When fertilizer-fed algae blooms die and decompose, they sop up much of the oxygen available in the water and create a zone that often has too little dissolved oxygen to support most marine animals. The Gulf of Mexico’s so-called hypoxic zone is an 18,000-square-kilometer region of ocean that stretches westward from the mouth of the Mississippi toward the Texas coast.
The concentration of nitrates appearing in river water at St. Francisville, La., more than doubled between 1960 and 1998, says Gregory F. McIsaac, an environmental scientist at the University of Illinois at Urbana-Champaign. He and his colleagues have analyzed year-to-year trends in river nutrients sampled at St. Francisville, about 50 km upstream of Baton Rouge. The researchers also examined contributing factors such as fertilizer use, automobile and industrial emissions of nitrogen oxides, and lightning and other natural sources of nitrates. The team presents its findings in the Nov. 8 Nature.
In the 1990s, a 1-hectare plot of cropland in the Mississippi River watershed received, on average, about 3 kilograms of nitrate each year from industrial emissions and natural sources. That same plot–about 1.5 times the area of a soccer field–gained about 20 kg from fertilizer, says McIsaac. Much of this nitrate ends up in crops, but about one-fourth of the excess leaches into rivers and is transported to coastal waters. The rest is stored in soil or groundwater or is converted to nitrogen and returned to the atmosphere.
Nitrogen-bearing chemicals are the number-one pollution problem in U.S. coastal waters, says Robert W. Howarth, a biogeochemist at the Marine Biological Laboratory at Woods Hole, Mass. About a third of these coastal areas have been severely degraded by these chemicals, and another third, moderately affected. The Gulf of Mexico hypoxic zone is a “poster child” for this problem, he notes.
McIsaac’s model suggests that if farmers now begin to trim their total use of nitrogen-bearing fertilizers by 12 percent–a change that wouldn’t necessarily reduce crop yields, the researchers contend–the amount of nitrates transported to the Gulf would drop by 33 percent by 2010.

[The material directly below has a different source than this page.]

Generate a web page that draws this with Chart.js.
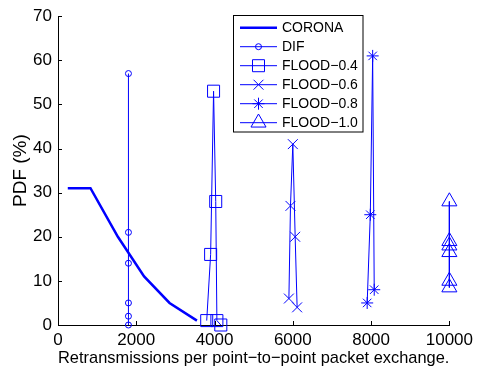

To reach this goal, farmers could apply fertilizer more precisely in the spring and not use the chemicals after harvest in the autumn, says Otto C. Doering III, an agricultural economist at Purdue University in West Lafayette, Ind.
Farmers typically administer about 30 percent more fertilizer than necessary, says Howarth, adding that they view this overapplication as cheap insurance against poor crop yields. Howarth says that the new analysis by McIsaac and his colleagues shows that farmers could rapidly decrease nitrate concentrations in the river without sacrificing crop yields.